>> BEGIN Listed entries

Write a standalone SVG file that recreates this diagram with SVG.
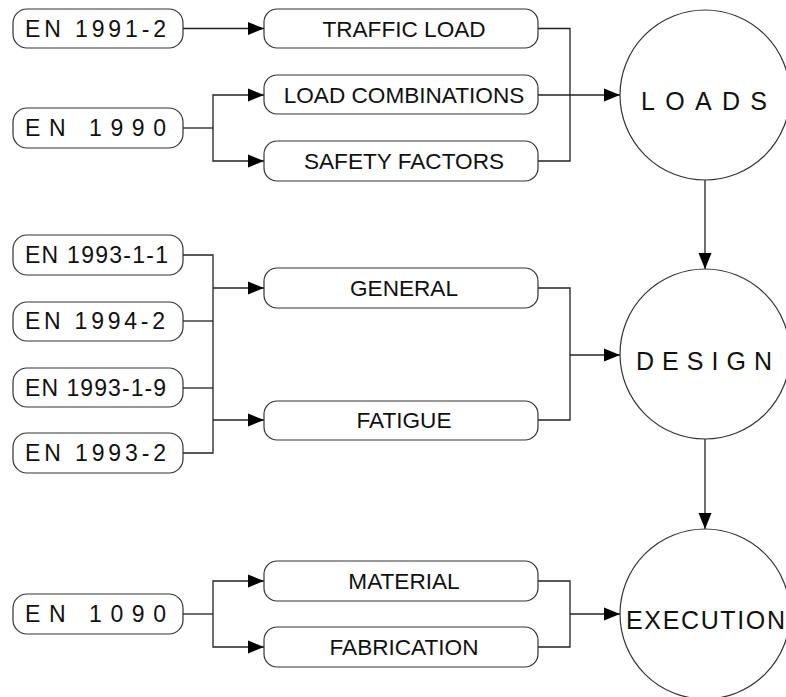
<svg xmlns="http://www.w3.org/2000/svg" width="786" height="697" viewBox="0 0 786 697">
  <style>
    .box { fill: #ffffff; stroke: #333333; stroke-width: 1.2; }
    .hub { fill: #ffffff; stroke: #333333; stroke-width: 1.2; }
    .conn { fill: none; stroke: #222222; stroke-width: 1.3; }
    .std { font-family: "Liberation Sans", Arial, sans-serif; font-size: 23px; fill: #111111; }
    .topic { font-family: "Liberation Sans", Arial, sans-serif; font-size: 22.6px; fill: #111111; text-anchor: middle; }
    .phase { font-family: "Liberation Sans", Arial, sans-serif; font-size: 25px; fill: #111111; }
  </style>
  <defs>
    <marker id="arrow" markerWidth="16" markerHeight="14" refX="16" refY="7" orient="auto" markerUnits="userSpaceOnUse">
      <path d="M0,0.5 L16,7 L0,13.5 Z" fill="#000000"/>
    </marker>
  </defs>
  <rect width="786" height="697" fill="#ffffff"/>

  <!-- connectors -->
  <g id="connectors" class="conn">
    <!-- loads section -->
    <path d="M183,28.5 H264" marker-end="url(#arrow)"/>
    <path d="M183,128 H213"/>
    <path d="M213,128 V95 H264" marker-end="url(#arrow)"/>
    <path d="M213,128 V161 H264" marker-end="url(#arrow)"/>
    <path d="M538,28.5 H570 V161 H538"/>
    <path d="M538,95 H620" marker-end="url(#arrow)"/>
    <path d="M705,180 V269" marker-end="url(#arrow)"/>
    <!-- design section -->
    <path d="M183,255 H213 V453 H183"/>
    <path d="M183,321 H213"/>
    <path d="M183,388 H213"/>
    <path d="M213,288 H264" marker-end="url(#arrow)"/>
    <path d="M213,420 H264" marker-end="url(#arrow)"/>
    <path d="M538,288 H570 V420 H538"/>
    <path d="M570,355 H620" marker-end="url(#arrow)"/>
    <path d="M705,439 V529" marker-end="url(#arrow)"/>
    <!-- execution section -->
    <path d="M183,614 H213"/>
    <path d="M213,614 V581 H264" marker-end="url(#arrow)"/>
    <path d="M213,614 V647 H264" marker-end="url(#arrow)"/>
    <path d="M538,581 H570 V647 H538"/>
    <path d="M570,614 H620" marker-end="url(#arrow)"/>
  </g>

  <!-- standards -->
  <g id="en1991-2"><rect class="box" x="13" y="9" width="170" height="39" rx="14"/>
    <text class="std" x="25" y="37" textLength="141" lengthAdjust="spacing">EN 1991-2</text></g>
  <g id="en1990"><rect class="box" x="13" y="108" width="170" height="40" rx="14"/>
    <text class="std" x="25" y="136" textLength="141" lengthAdjust="spacing">EN  1990</text></g>
  <g id="en1993-1-1"><rect class="box" x="13" y="235" width="170" height="40" rx="14"/>
    <text class="std" x="25" y="263" textLength="143" lengthAdjust="spacing">EN 1993-1-1</text></g>
  <g id="en1994-2"><rect class="box" x="13" y="302" width="170" height="39" rx="14"/>
    <text class="std" x="25" y="329" textLength="140" lengthAdjust="spacing">EN 1994-2</text></g>
  <g id="en1993-1-9"><rect class="box" x="13" y="368" width="170" height="39" rx="14"/>
    <text class="std" x="25" y="396" textLength="141" lengthAdjust="spacing">EN 1993-1-9</text></g>
  <g id="en1993-2"><rect class="box" x="13" y="433" width="170" height="40" rx="14"/>
    <text class="std" x="25" y="461" textLength="141" lengthAdjust="spacing">EN 1993-2</text></g>
  <g id="en1090"><rect class="box" x="13" y="594" width="170" height="40" rx="14"/>
    <text class="std" x="25" y="622" textLength="141" lengthAdjust="spacing">EN  1090</text></g>

  <!-- topics -->
  <g id="traffic-load"><rect class="box" x="264" y="9" width="274" height="39" rx="13"/>
    <text class="topic" x="404" y="36.5">TRAFFIC LOAD</text></g>
  <g id="load-combinations"><rect class="box" x="264" y="75" width="274" height="39" rx="13"/>
    <text class="topic" x="404" y="103">LOAD COMBINATIONS</text></g>
  <g id="safety-factors"><rect class="box" x="264" y="141" width="274" height="40" rx="13"/>
    <text class="topic" x="404" y="169">SAFETY FACTORS</text></g>
  <g id="general"><rect class="box" x="264" y="268" width="274" height="40" rx="13"/>
    <text class="topic" x="404" y="296">GENERAL</text></g>
  <g id="fatigue"><rect class="box" x="264" y="401" width="274" height="39" rx="13"/>
    <text class="topic" x="404" y="428">FATIGUE</text></g>
  <g id="material"><rect class="box" x="264" y="561" width="274" height="40" rx="13"/>
    <text class="topic" x="404" y="589">MATERIAL</text></g>
  <g id="fabrication"><rect class="box" x="264" y="627" width="274" height="40" rx="13"/>
    <text class="topic" x="404" y="655">FABRICATION</text></g>

  <!-- phases -->
  <g id="loads"><circle class="hub" cx="705" cy="95" r="85"/>
    <text class="phase" x="641" y="110" textLength="126" lengthAdjust="spacing">LOADS</text></g>
  <g id="design"><circle class="hub" cx="705" cy="354" r="85"/>
    <text class="phase" x="636" y="370" textLength="136" lengthAdjust="spacing">DESIGN</text></g>
  <g id="execution"><circle class="hub" cx="705" cy="614" r="85"/>
    <text class="phase" x="626" y="629" textLength="159" lengthAdjust="spacing">EXECUTION</text></g>
</svg>
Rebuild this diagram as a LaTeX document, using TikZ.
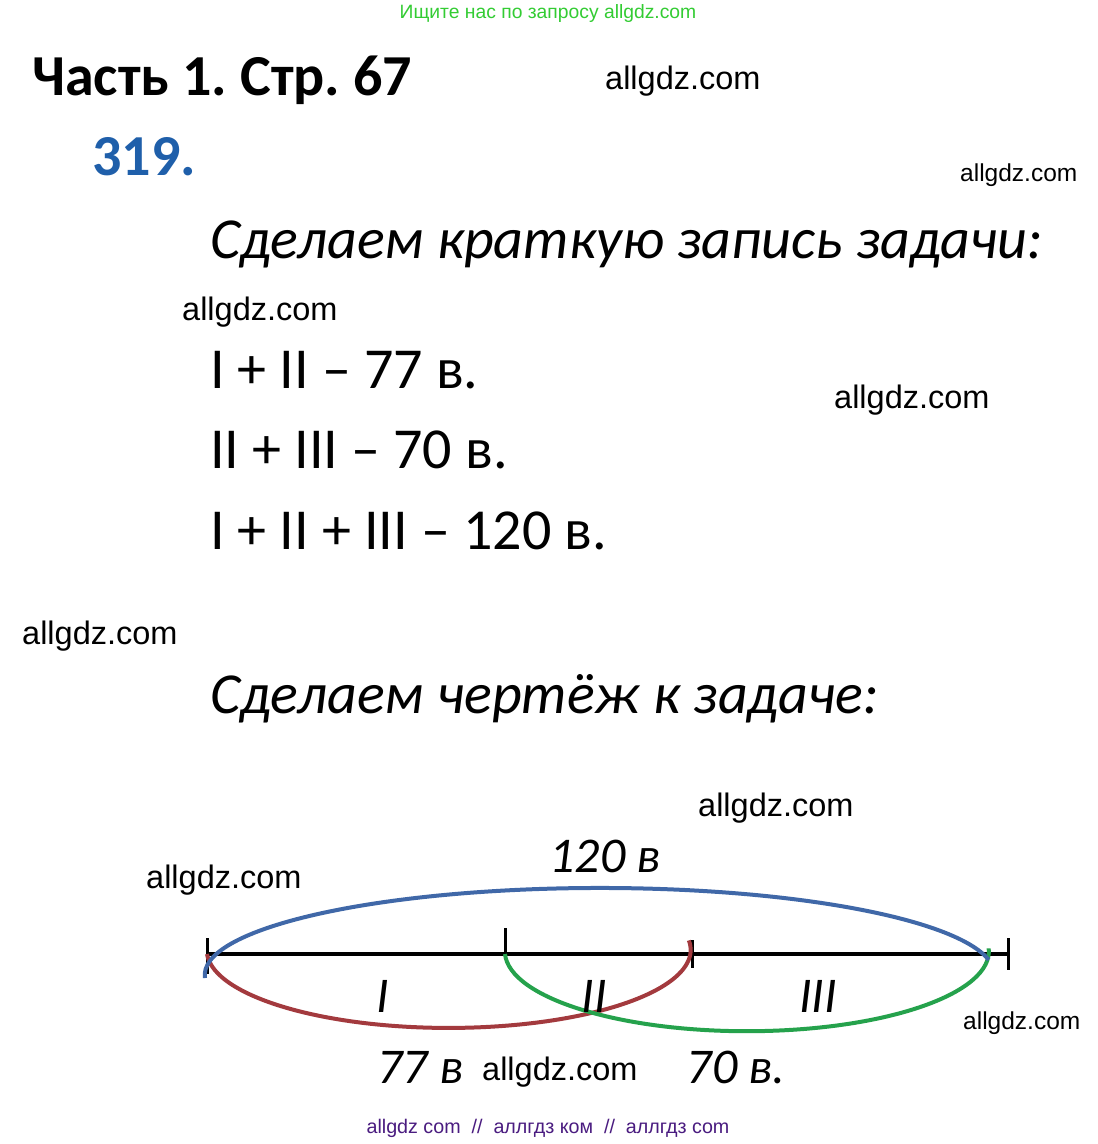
\documentclass[tikz,border=0pt]{standalone}
\usepackage{fontspec}
\setmainfont{Carlito}
\newfontfamily\wmfont{Liberation Sans}
\usepackage{xcolor}
\usetikzlibrary{calc}
\frenchspacing
\definecolor{numblue}{HTML}{1F5FAA}
\definecolor{arcblue}{HTML}{4068A8}
\definecolor{arcred}{HTML}{A33A3E}
\definecolor{arcgreen}{HTML}{25A24C}
\definecolor{topgreen}{HTML}{33CC33}
\definecolor{footviolet}{HTML}{4A1C80}
\tikzset{
  wm/.style={anchor=west,inner sep=0pt,font=\wmfont\fontsize{32.5}{34}\selectfont},
  wmsmall/.style={anchor=west,inner sep=0pt,font=\wmfont\fontsize{24.5}{26}\selectfont},
  bigtext/.style={anchor=base west,inner sep=0pt,font=\fontsize{58}{60}\selectfont},
  headtext/.style={anchor=base west,inner sep=0pt,font=\fontsize{58}{60}\selectfont\itshape},
  parttext/.style={anchor=base,inner sep=0pt,font=\fontsize{50}{52}\selectfont\itshape},
  tickline/.style={line width=3pt},
  arcline/.style={line width=4pt}
}
\begin{document}
\begin{tikzpicture}[x=1pt,y=-1pt]
    \useasboundingbox[fill=white] (0,0) rectangle (1098,1144);
    % header
    \node[anchor=center,inner sep=0pt,text=topgreen,font=\wmfont\fontsize{19.3}{21}\selectfont] (top) at (548,14) {Ищите нас по запросу allgdz.com};
    \node[anchor=base west,inner sep=0pt,font=\fontsize{58}{60}\selectfont\bfseries] (part) at (32,95) {Часть 1. Стр. 67};
    \node[anchor=base west,inner sep=0pt,text=numblue,font=\fontsize{58}{60}\selectfont\bfseries] (num) at (92,175) {319.};
    % short record
    \node[headtext] (rec) at (210,258) {Сделаем краткую запись задачи:};
    \node[bigtext] (l1) at (210,388) {I + II -- 77 в.};
    \node[bigtext] (l2) at (210,468) {II + III -- 70 в.};
    \node[bigtext] (l3) at (210,549) {I + II + III -- 120 в.};
    \node[headtext] (drw) at (210,713) {Сделаем чертёж к задаче:};
    % segment
    \coordinate (A) at (207,954);
    \coordinate (B) at (505,954);
    \coordinate (C) at (692,954);
    \coordinate (D) at (1008,954);
    \draw[line width=4pt] (A) -- (D);
    \draw[tickline] ($(A)+(0,-16)$) -- ($(A)+(0,20)$);
    \draw[tickline] ($(B)+(0,-26)$) -- ($(B)+(0,2)$);
    \draw[tickline] ($(C)+(0,-14)$) -- ($(C)+(0,14)$);
    \draw[tickline] ($(D)+(0,-16)$) -- ($(D)+(0,16)$);
    % arcs
    \draw[arcline,arcred] (A) arc[start angle=177,end angle=-7,x radius=242,y radius=78];
    \draw[arcline,arcgreen] (B) arc[start angle=178,end angle=-2,x radius=242,y radius=80];
    \draw[arcline,arcblue] ($(A)+(-2,24)$) arc[start angle=178,end angle=350,x radius=395,y radius=87];
    \node[parttext] (p1) at (383,1012) {I};
    \node[parttext] (p2) at (594,1012) {II};
    \node[parttext] (p3) at (818,1012) {III};
    \node[parttext] (sum) at (605,872) {120 в};
    \node[parttext] (s12) at (420,1083) {77 в};
    \node[parttext] (s23) at (736,1083) {70 в.};
    % watermarks
    \node[wm] (w1) at (605,81) {allgdz.com};
    \node[wmsmall] (w2) at (960,175) {allgdz.com};
    \node[wm] (w3) at (182,312) {allgdz.com};
    \node[wm] (w4) at (834,400) {allgdz.com};
    \node[wm] (w5) at (22,636) {allgdz.com};
    \node[wm] (w6) at (698,808) {allgdz.com};
    \node[wm] (w7) at (146,880) {allgdz.com};
    \node[wmsmall] (w8) at (963,1023) {allgdz.com};
    \node[wm] (w9) at (482,1072) {allgdz.com};
    \node[anchor=center,inner sep=0pt,text=footviolet,font=\wmfont\fontsize{19.7}{21}\selectfont] (foot) at (548,1128) {allgdz com~~//~~аллгдз ком~~//~~аллгдз com};
\end{tikzpicture}
\end{document}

>> END Listed entries

▶ _Requirement_
Wherever the word "this" occurs in a line of the listing, copy that line.

▶ _Result_
Write a standalone SVG file that recreates this diagram with SVG.
Rebuild this diagram as a LaTeX document, using TikZ.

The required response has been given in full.